フリマやオークションアプリなども含めると、消費者には多くの選択肢が用意されており、スマートフォンでいつでもどこでもアクセスできます。販売者側にとっても、コストをかけずに簡単にECサイトを開設することができるようになりました。
このように、イーコマースに対する双方のハードルが大きく下がったことが市場拡大につながったと考えられます。
Amazonと楽天市場などのプラットフォーマーが高いシェアを持つ
イーコマースを簡単に開設できるとは言っても、自社でゼロからイーコマースを開設し、新しい事業を軌道に乗せるまでの道のりは極めて困難です。国内のユーザーのほとんどは、Amazonや楽天市場などのECモールを利用しています。下記は、2024年5月における国内のECモール利用者数です。
◆国内ECモール利用者数ランキング(2024年5月)
引用(図表):ネットショップ担当者フォーラム「アマゾンvs楽天vsLINEヤフー。EC利用者はどこが多い? Temuも上位に浮上【ニールセン調査】」(2024年7月26日発表)
日本では、Amazon、楽天市場が、圧倒的な国内市場シェアを占めています。残りのシェアをその他の大手企業で奪い合っている状態であると考えただけでも、これから新たにイーコマースの市場に参入して成功することが容易ではないことが分かるでしょう。

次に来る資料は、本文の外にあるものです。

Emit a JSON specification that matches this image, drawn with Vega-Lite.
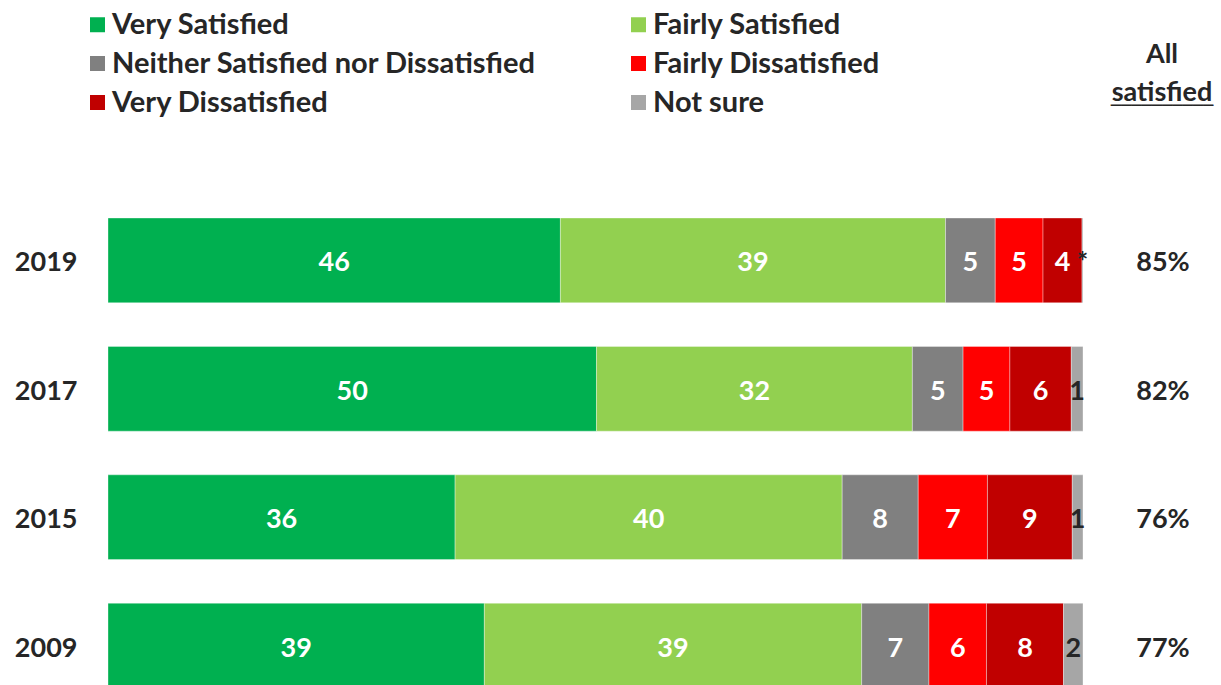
{
  "$schema": "https://vega.github.io/schema/vega-lite/v6.json",
  "autosize": "none",
  "width": 975,
  "height": 470,
  "padding": {"left": 108, "top": 218, "right": 138, "bottom": 0},
  "background": "white",
  "config": {
    "font": "Lato",
    "view": {"stroke": null},
    "text": {"font": "Lato"}
  },
  "title": {
    "text": ["All", "satisfied"],
    "subtitle": "──────────",
    "subtitleFont": "DejaVu Sans Mono",
    "subtitleFontSize": 17,
    "subtitleColor": "#262626",
    "subtitlePadding": -9,
    "subtitleLineHeight": 17,
    "anchor": "end",
    "align": "center",
    "frame": "group",
    "dx": 79,
    "dy": 105,
    "offset": 0,
    "fontSize": 27,
    "fontWeight": "bold",
    "color": "#262626",
    "lineHeight": 38,
    "font": "Lato"
  },
  "datasets": {
    "bars": [
      {"year": "2019", "category": "Very Satisfied", "order": 1, "value": 46.4, "label": "46"},
      {"year": "2019", "category": "Fairly Satisfied", "order": 2, "value": 39.5, "label": "39"},
      {"year": "2019", "category": "Neither Satisfied nor Dissatisfied", "order": 3, "value": 5.1, "label": "5"},
      {"year": "2019", "category": "Fairly Dissatisfied", "order": 4, "value": 4.9, "label": "5"},
      {"year": "2019", "category": "Very Dissatisfied", "order": 5, "value": 4.0, "label": "4"},
      {"year": "2019", "category": "Not sure", "order": 6, "value": 0.1, "label": "*"},
      {"year": "2017", "category": "Very Satisfied", "order": 1, "value": 50.1, "label": "50"},
      {"year": "2017", "category": "Fairly Satisfied", "order": 2, "value": 32.4, "label": "32"},
      {"year": "2017", "category": "Neither Satisfied nor Dissatisfied", "order": 3, "value": 5.2, "label": "5"},
      {"year": "2017", "category": "Fairly Dissatisfied", "order": 4, "value": 4.8, "label": "5"},
      {"year": "2017", "category": "Very Dissatisfied", "order": 5, "value": 6.3, "label": "6"},
      {"year": "2017", "category": "Not sure", "order": 6, "value": 1.2, "label": "1"},
      {"year": "2015", "category": "Very Satisfied", "order": 1, "value": 35.6, "label": "36"},
      {"year": "2015", "category": "Fairly Satisfied", "order": 2, "value": 39.7, "label": "40"},
      {"year": "2015", "category": "Neither Satisfied nor Dissatisfied", "order": 3, "value": 7.8, "label": "8"},
      {"year": "2015", "category": "Fairly Dissatisfied", "order": 4, "value": 7.1, "label": "7"},
      {"year": "2015", "category": "Very Dissatisfied", "order": 5, "value": 8.7, "label": "9"},
      {"year": "2015", "category": "Not sure", "order": 6, "value": 1.1, "label": "1"},
      {"year": "2009", "category": "Very Satisfied", "order": 1, "value": 38.6, "label": "39"},
      {"year": "2009", "category": "Fairly Satisfied", "order": 2, "value": 38.7, "label": "39"},
      {"year": "2009", "category": "Neither Satisfied nor Dissatisfied", "order": 3, "value": 6.9, "label": "7"},
      {"year": "2009", "category": "Fairly Dissatisfied", "order": 4, "value": 5.9, "label": "6"},
      {"year": "2009", "category": "Very Dissatisfied", "order": 5, "value": 7.9, "label": "8"},
      {"year": "2009", "category": "Not sure", "order": 6, "value": 2.0, "label": "2"}
    ],
    "totals": [
      {"year": "2019", "all": "85%"},
      {"year": "2017", "all": "82%"},
      {"year": "2015", "all": "76%"},
      {"year": "2009", "all": "77%"}
    ]
  },
  "layer": [
    {
      "data": {"name": "bars"},
      "mark": {"type": "bar", "stroke": "white", "strokeOpacity": 0.35, "strokeWidth": 1},
      "encoding": {
        "y": {
          "field": "year", "type": "nominal",
          "sort": ["2019", "2017", "2015", "2009"],
          "scale": {"paddingInner": 0.34, "paddingOuter": 0},
          "axis": {
            "title": null, "domain": false, "ticks": false,
            "labelFontSize": 27, "labelFontWeight": "bold", "labelColor": "#262626",
            "labelPadding": 31, "labelFont": "Lato", "labelOffset": 3
          }
        },
        "x": {
          "field": "value", "type": "quantitative", "stack": "zero",
          "scale": {"domain": [0, 100], "nice": false, "zero": true},
          "axis": null
        },
        "order": {"field": "order", "type": "quantitative"},
        "color": {
          "field": "category", "type": "nominal",
          "scale": {
            "domain": ["Very Satisfied", "Fairly Satisfied", "Neither Satisfied nor Dissatisfied", "Fairly Dissatisfied", "Very Dissatisfied", "Not sure"],
            "range": ["#00B050", "#92D050", "#808080", "#FF0000", "#C00000", "#A6A6A6"]
          },
          "legend": {
            "title": null,
            "orient": "none",
            "direction": "horizontal",
            "legendX": -25,
            "legendY": -208,
            "padding": 0,
            "columns": 2,
            "symbolType": "square",
            "symbolSize": 225,
            "symbolStrokeWidth": 0,
            "labelFontSize": 29,
            "labelFontWeight": "bold",
            "labelColor": "#262626",
            "labelFont": "Lato",
            "labelLimit": 700,
            "labelOffset": 0,
            "rowPadding": 9,
            "columnPadding": 87
          }
        }
      }
    },
    {
      "data": {"name": "bars"},
      "transform": [
        {"stack": "value", "groupby": ["year"], "sort": [{"field": "order"}], "as": ["v0", "v1"]},
        {"calculate": "(datum.v0 + datum.v1) / 2", "as": "mid"}
      ],
      "mark": {"type": "text", "fontSize": 27, "fontWeight": "bold", "font": "Lato", "dy": 3},
      "encoding": {
        "y": {"field": "year", "type": "nominal", "sort": ["2019", "2017", "2015", "2009"]},
        "x": {"field": "mid", "type": "quantitative"},
        "text": {"field": "label"},
        "color": {
          "condition": {"test": "datum.category === 'Not sure'", "value": "#262626"},
          "value": "white"
        }
      }
    },
    {
      "data": {"name": "totals"},
      "mark": {"type": "text", "fontSize": 27, "fontWeight": "bold", "font": "Lato", "color": "#262626", "clip": false, "dy": 3},
      "encoding": {
        "y": {"field": "year", "type": "nominal", "sort": ["2019", "2017", "2015", "2009"]},
        "x": {"datum": 108.2, "type": "quantitative"},
        "text": {"field": "all"}
      }
    }
  ]
}
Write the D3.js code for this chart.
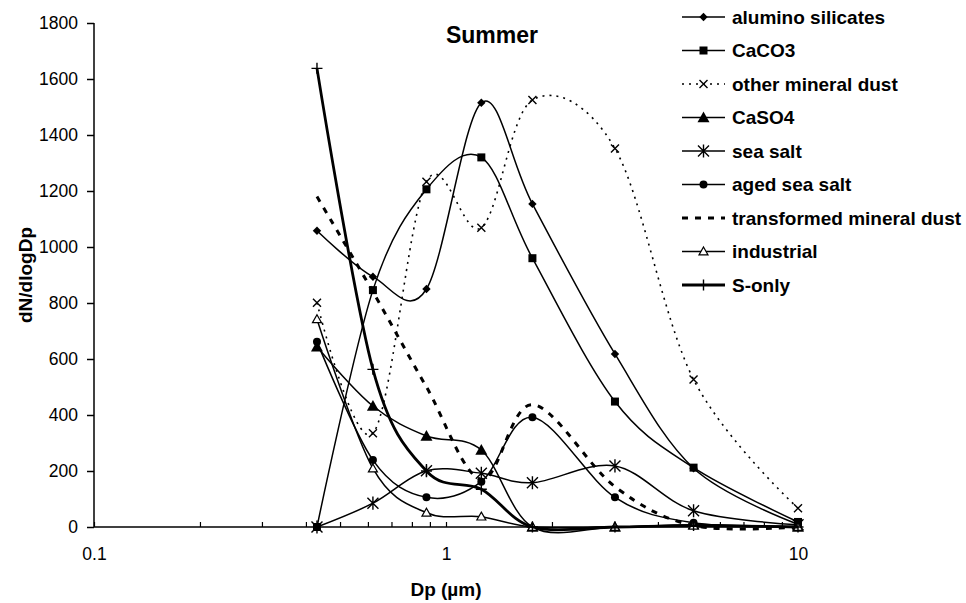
<!DOCTYPE html>
<html>
<head>
<meta charset="utf-8">
<script src="https://cdn.jsdelivr.net/npm/d3@7/dist/d3.min.js"></script>
<style>
  html, body { margin: 0; padding: 0; background: #fff; }
  svg { display: block; font-family: "Liberation Sans", Arial, sans-serif; }
</style>
</head>
<body>
<svg id="chart" width="966" height="603"></svg>
<script>
// ---- data ----
const dp = [0.43, 0.62, 0.88, 1.26, 1.76, 3.02, 5.05, 10];
const aluminoSilicates = [1058, 894, 850, 1515, 1154, 618, 210, 10];
const caco3 = [0, 846, 1206, 1320, 960, 448, 212, 18];
const otherMineralDust = [801, 335, 1233, 1069, 1525, 1352, 527, 67];
const caso4 = [644, 432, 325, 275, 0, 0, 8, 0];
const seaSalt = [0, 85, 201, 192, 158, 218, 58, 8];
const agedSeaSalt = [662, 239, 106, 162, 392, 106, 15, 3];
const transformedMineralDust = [1180, 840, 500, 170, 437, 144, 5, 0];
const industrial = [742, 209, 51, 37, 0, 0, 5, 0];
const sOnly = [1638, 563, 200, 135, 0, 0, 5, 0];
const seriesNames = ["alumino silicates", "CaCO3", "other mineral dust", "CaSO4", "sea salt",
  "aged sea salt", "transformed mineral dust", "industrial", "S-only"];
const yTicks = [0, 200, 400, 600, 800, 1000, 1200, 1400, 1600, 1800];
const xTickLabels = [0.1, 1, 10];
const chartTitle = "Summer";
const xTitle = "Dp (µm)";
const yTitle = "dN/dlogDp";

const seriesValues = [aluminoSilicates, caco3, otherMineralDust, caso4, seaSalt,
  agedSeaSalt, transformedMineralDust, industrial, sOnly];
const styles = [
  {marker: "diamond", width: 1.5, dash: null},
  {marker: "square", width: 1.5, dash: null},
  {marker: "x", width: 1.6, dash: "2,5"},
  {marker: "triangle", width: 1.5, dash: null},
  {marker: "star", width: 1.5, dash: null},
  {marker: "circle", width: 1.5, dash: null},
  {marker: "none", width: 3, dash: "6,7"},
  {marker: "opentriangle", width: 1.5, dash: null},
  {marker: "plus", width: 2.8, dash: null}
];

const svg = d3.select("#chart");
const x = d3.scaleLog().domain([0.1, 10]).range([94, 798]);
const y = d3.scaleLinear().domain([0, 1800]).range([527, 23]);

// y axis
const yAxis = d3.axisLeft(y).tickValues(yTicks).tickSize(7).tickPadding(9).tickFormat(d3.format("d"));
const gy = svg.append("g").attr("transform", `translate(${x(0.1)},0)`).call(yAxis);
gy.selectAll("text").attr("font-size", 17.5).attr("font-family", "Liberation Sans, Arial, sans-serif").attr("fill", "#000");
gy.selectAll("line, path").attr("stroke", "#000").attr("stroke-width", 1.5);
gy.select(".domain").attr("d", `M0,${y(0)}V${y(1800)}`);

// x axis (log, minor ticks inside)
const allTicks = x.ticks();
const xAxis = d3.axisBottom(x).tickValues(allTicks).tickSize(-5).tickPadding(21)
  .tickFormat(d => xTickLabels.includes(+d.toPrecision(3)) ? String(+d.toPrecision(3)) : "");
const gx = svg.append("g").attr("transform", `translate(0,${y(0)})`).call(xAxis);
gx.selectAll("text").attr("font-size", 17.5).attr("font-family", "Liberation Sans, Arial, sans-serif").attr("fill", "#000");
gx.selectAll("line").attr("stroke", "#000").attr("stroke-width", 1.2);
gx.select(".domain").attr("stroke", "#000").attr("stroke-width", 1.5).attr("d", `M${x(0.1)},0H${x(10)}`);

// lines
const line = d3.line().x(d => x(d[0])).y(d => y(d[1])).curve(d3.curveCardinal.tension(0));

function drawMarker(g, type, cx, cy) {
  if (type === "diamond") {
    const s = 4.2;
    g.append("path").attr("d", `M${cx},${cy - s}L${cx + s},${cy}L${cx},${cy + s}L${cx - s},${cy}Z`).attr("fill", "#000");
  } else if (type === "square") {
    g.append("rect").attr("x", cx - 4).attr("y", cy - 4).attr("width", 8).attr("height", 8).attr("fill", "#000");
  } else if (type === "x") {
    const s = 4;
    g.append("path").attr("d", `M${cx - s},${cy - s}L${cx + s},${cy + s}M${cx - s},${cy + s}L${cx + s},${cy - s}`)
      .attr("stroke", "#000").attr("stroke-width", 1.4).attr("fill", "none");
  } else if (type === "triangle") {
    const s = 6;
    g.append("path").attr("d", `M${cx},${cy - s}L${cx + s},${cy + s * 0.8}L${cx - s},${cy + s * 0.8}Z`).attr("fill", "#000");
  } else if (type === "opentriangle") {
    const s = 4.5;
    g.append("path").attr("d", `M${cx},${cy - s}L${cx + s},${cy + s * 0.75}L${cx - s},${cy + s * 0.75}Z`)
      .attr("fill", "#fff").attr("stroke", "#000").attr("stroke-width", 1.2);
  } else if (type === "circle") {
    g.append("circle").attr("cx", cx).attr("cy", cy).attr("r", 4).attr("fill", "#000");
  } else if (type === "star") {
    const s = 5.5;
    g.append("path").attr("d",
      `M${cx - s},${cy - s}L${cx + s},${cy + s}M${cx - s},${cy + s}L${cx + s},${cy - s}M${cx},${cy - s * 1.2}L${cx},${cy + s * 1.2}`)
      .attr("stroke", "#000").attr("stroke-width", 1.4).attr("fill", "none");
  } else if (type === "plus") {
    const s = 5.5;
    g.append("path").attr("d", `M${cx - s},${cy}L${cx + s},${cy}M${cx},${cy - s}L${cx},${cy + s}`)
      .attr("stroke", "#000").attr("stroke-width", 1.4).attr("fill", "none");
  }
}

const plot = svg.append("g");
seriesValues.forEach((vals, i) => {
  const st = styles[i];
  const pts = dp.map((d, j) => [d, vals[j]]);
  const g = plot.append("g");
  g.append("path").attr("d", line(pts)).attr("fill", "none").attr("stroke", "#000")
    .attr("stroke-width", st.width).attr("stroke-dasharray", st.dash);
  pts.forEach(p => drawMarker(g, st.marker, x(p[0]), y(p[1])));
});

// legend
const leg = svg.append("g");
seriesNames.forEach((name, i) => {
  const st = styles[i];
  const ly = 17 + i * 33.5;
  const g = leg.append("g");
  g.append("line").attr("x1", 682).attr("x2", 725).attr("y1", ly).attr("y2", ly)
    .attr("stroke", "#000").attr("stroke-width", st.width).attr("stroke-dasharray", st.dash);
  drawMarker(g, st.marker, 703.5, ly);
  g.append("text").attr("x", 732).attr("y", ly).attr("dy", "0.35em")
    .attr("font-size", 19).attr("font-weight", "bold").attr("fill", "#000").text(name);
});

// titles
svg.append("text").attr("x", 492).attr("y", 43).attr("text-anchor", "middle")
  .attr("font-size", 23).attr("font-weight", "bold").text(chartTitle);
svg.append("text").attr("x", 446).attr("y", 596).attr("text-anchor", "middle")
  .attr("font-size", 19).attr("font-weight", "bold").text(xTitle);
svg.append("text").attr("transform", "translate(32,275) rotate(-90)").attr("text-anchor", "middle")
  .attr("font-size", 19).attr("font-weight", "bold").text(yTitle);
</script>
</body>
</html>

イーコマースが少子高齢社会の日本の労働力不足を補完する
少子高齢社会となった日本が社会活動を維持していくために、労働力不足を補完する社会的なソリューションの確立は喫緊の課題です。
◆日本の人口推移
引用(図表):総務省「令和4年版 情報通信白書 │ 第1部 特集 情報通信白書刊行から50年~ICTとデジタル経済の変遷~」
総務省の報告では、今後、日本の生産年齢人口である15~64歳の人口はますます減少していくと予測されており、すでに過疎化が進んでいる地方を筆頭に日本全国で慢性的に働き手が不足する社会が訪れることになるでしょう。
産学官民が一体となって、いち早く、法律・インフラ・物流を整備し、人々が生きていくために必要な食料品、衣料品、日用品などの販売にイーコマースを普及させ、自動化を推進することで、労働力の効率化と人々のライフラインの維持に貢献し、未来の危機に備えることができるのではないかと、筆者は考えています。